The stock market has dominated 30 years of economic growth
What’s behind the stock market’s gains over the past three decades? Not economic growth, says research by Haas finance Prof. Martin Lettau, but rather shareholders getting an increasingly bigger piece of the economic pie.
Lettau, the Kruttschnitt Family Chair in Financial Institutions, and colleagues from MIT and New York University, found that economic growth accounted for just 23% of the stock market’s rise over the past 30 years—compared with 92% in the prior three decades. The biggest driver? A dramatic shift in wealth from workers to investors, which has accounted for 54% of the stock market’s increase since 1989. Berkeley Haas sat down with Lettau to learn more.
What’s the widening chasm between the stock market and the broader economy?
Lettau: U.S. stock values have grown significantly faster than the economy over the last three decades. After adjusting for inflation, the stock market value of corporations outside the financial sector has risen an average of 8.4% a year since 1989, while the value of the economic output of corporations has climbed just 2.5% annually. By contrast, from 1959 to 1988, economic output was expanding faster than stock values.
What’s behind this trend?
Lettau: The bull market of the past 30 years comes largely from the capital sector getting more of the economic pie than the labor sector.
How big a factor has this shift been in pushing stock prices higher?
Lettau: We looked at the factors that standard financial theory considers to be drivers of stock prices. Falling interest rates and greater investor appetite for risk have each contributed 11%. Economic growth explains just 23% of the stock price increase. Meanwhile, we estimate that the reallocation of the rewards of production to shareholders and away from labor has accounted for 54% of the gains in stock market value since 1989. That’s a sharp turnaround from 1952 to 1988, when other factors accounted for just 8% of the rise in stock prices, while economic growth accounted for 92% of the increase.
Why has capital’s share of the pie grown and labor’s share shrunk?
Lettau: Our work doesn’t directly address the underlying reasons, but labor economists suggest plausible explanations. One is the decline in union power, which has weakened labor’s voice in setting wages. Another is outsourcing to cheaper domestic or international sources of labor, putting pressure on pay. Third is technology, which is replacing manual labor with intensive productive capital. Well-educated workers reap the benefits of robotics, but those without the skills in demand today are left behind.
What may be the sources of income inequality?
Lettau: Part of increased inequality could be due to the stock market.

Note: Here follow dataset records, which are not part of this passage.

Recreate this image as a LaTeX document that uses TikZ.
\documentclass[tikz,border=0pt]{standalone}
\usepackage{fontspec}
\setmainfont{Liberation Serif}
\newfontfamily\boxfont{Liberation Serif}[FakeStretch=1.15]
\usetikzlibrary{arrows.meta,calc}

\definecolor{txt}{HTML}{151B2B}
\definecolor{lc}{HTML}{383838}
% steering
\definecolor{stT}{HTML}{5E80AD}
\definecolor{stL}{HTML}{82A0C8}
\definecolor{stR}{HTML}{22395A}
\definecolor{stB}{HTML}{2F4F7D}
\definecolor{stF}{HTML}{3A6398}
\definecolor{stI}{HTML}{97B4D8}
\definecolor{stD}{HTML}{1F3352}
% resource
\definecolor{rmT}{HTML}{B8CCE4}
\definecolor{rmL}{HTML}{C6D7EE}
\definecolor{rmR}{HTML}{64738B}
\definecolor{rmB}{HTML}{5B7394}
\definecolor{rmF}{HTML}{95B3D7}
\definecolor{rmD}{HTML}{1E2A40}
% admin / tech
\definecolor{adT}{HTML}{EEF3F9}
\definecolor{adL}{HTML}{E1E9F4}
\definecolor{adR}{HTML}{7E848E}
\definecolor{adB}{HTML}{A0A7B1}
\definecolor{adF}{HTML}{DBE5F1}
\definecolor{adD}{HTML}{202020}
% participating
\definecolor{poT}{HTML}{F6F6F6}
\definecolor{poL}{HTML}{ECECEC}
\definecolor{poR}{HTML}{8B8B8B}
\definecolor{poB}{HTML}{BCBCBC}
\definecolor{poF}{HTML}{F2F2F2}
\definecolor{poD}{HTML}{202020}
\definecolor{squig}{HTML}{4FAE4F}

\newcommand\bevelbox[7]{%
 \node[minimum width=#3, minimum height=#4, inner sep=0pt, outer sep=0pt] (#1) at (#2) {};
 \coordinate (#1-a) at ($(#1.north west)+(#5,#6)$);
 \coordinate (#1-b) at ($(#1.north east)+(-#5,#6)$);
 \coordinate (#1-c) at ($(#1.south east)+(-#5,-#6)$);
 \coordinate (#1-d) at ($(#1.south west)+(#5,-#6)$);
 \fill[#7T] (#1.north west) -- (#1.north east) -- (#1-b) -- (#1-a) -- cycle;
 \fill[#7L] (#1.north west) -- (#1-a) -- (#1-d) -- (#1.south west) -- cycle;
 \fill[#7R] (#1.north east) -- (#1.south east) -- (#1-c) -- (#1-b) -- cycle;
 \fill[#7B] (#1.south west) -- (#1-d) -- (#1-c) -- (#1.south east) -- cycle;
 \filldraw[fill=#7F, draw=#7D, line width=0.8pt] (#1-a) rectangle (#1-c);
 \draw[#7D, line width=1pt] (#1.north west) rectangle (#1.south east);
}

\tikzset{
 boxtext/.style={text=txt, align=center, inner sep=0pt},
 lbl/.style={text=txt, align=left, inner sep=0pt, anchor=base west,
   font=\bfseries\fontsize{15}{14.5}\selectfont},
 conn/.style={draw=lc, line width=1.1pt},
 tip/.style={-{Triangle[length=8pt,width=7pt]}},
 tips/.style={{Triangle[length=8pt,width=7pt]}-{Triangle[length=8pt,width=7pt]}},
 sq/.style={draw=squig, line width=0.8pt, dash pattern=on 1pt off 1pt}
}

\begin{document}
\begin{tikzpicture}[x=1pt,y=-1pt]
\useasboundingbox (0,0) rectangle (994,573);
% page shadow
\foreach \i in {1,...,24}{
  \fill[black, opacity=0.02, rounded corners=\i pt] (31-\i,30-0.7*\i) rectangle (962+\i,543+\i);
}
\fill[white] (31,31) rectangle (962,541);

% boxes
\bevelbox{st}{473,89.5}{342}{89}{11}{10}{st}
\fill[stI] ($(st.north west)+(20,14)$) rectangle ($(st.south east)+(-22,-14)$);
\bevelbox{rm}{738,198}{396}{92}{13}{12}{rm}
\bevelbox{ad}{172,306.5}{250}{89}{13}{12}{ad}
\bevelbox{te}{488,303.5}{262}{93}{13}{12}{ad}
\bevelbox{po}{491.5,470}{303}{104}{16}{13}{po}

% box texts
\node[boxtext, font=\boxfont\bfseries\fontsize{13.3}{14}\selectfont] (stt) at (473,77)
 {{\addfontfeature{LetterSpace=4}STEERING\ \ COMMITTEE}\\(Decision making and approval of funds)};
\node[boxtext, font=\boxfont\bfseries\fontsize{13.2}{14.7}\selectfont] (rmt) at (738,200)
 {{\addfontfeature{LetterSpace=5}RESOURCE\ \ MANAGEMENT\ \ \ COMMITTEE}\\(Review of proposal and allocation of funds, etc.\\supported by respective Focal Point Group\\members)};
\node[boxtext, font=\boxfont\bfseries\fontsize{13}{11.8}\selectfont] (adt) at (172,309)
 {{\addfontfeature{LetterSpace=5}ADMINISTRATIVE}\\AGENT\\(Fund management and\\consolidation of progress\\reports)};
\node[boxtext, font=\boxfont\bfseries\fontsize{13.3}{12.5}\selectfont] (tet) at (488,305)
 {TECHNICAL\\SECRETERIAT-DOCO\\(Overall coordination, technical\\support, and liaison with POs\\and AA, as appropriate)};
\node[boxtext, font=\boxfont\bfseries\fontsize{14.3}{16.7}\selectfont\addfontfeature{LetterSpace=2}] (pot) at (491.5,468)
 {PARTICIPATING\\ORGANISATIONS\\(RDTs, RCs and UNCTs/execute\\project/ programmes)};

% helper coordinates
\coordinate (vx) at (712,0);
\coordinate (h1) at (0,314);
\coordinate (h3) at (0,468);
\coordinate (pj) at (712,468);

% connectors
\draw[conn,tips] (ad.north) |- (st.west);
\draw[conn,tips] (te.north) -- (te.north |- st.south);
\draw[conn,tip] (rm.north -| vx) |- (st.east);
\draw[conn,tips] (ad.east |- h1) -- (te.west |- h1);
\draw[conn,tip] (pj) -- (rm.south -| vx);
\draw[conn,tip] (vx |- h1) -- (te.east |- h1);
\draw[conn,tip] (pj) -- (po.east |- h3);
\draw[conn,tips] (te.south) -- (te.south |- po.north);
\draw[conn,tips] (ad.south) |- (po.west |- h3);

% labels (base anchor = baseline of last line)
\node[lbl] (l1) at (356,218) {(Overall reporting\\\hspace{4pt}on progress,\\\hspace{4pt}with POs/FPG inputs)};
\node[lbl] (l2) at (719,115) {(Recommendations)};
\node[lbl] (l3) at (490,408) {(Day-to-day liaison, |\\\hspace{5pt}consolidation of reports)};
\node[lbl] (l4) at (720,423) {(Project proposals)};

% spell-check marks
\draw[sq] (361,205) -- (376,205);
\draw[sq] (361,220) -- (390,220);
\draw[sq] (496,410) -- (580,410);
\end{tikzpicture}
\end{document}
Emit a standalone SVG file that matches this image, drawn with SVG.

The overall economic pie is growing, but not at very high rates. The segment of the population that owns stocks has reaped the benefits of this growth relative to those who don’t own stocks.
Is this trend sustainable?
Lettau: It’s difficult to assess. Technological changes are unlikely to be reversed, but other factors could be reversible. If Congressional Budget Office projections for GDP turn out to be correct and the economic growth is sluggish, stock market investors will not see growth rates as in the recent past unless the labor share declines further. Since the end of the Great Recession, income growth has been robust and kept pace with corporate profits, but it is not clear whether this signals a short-term phenomenon or a change in long-term trends.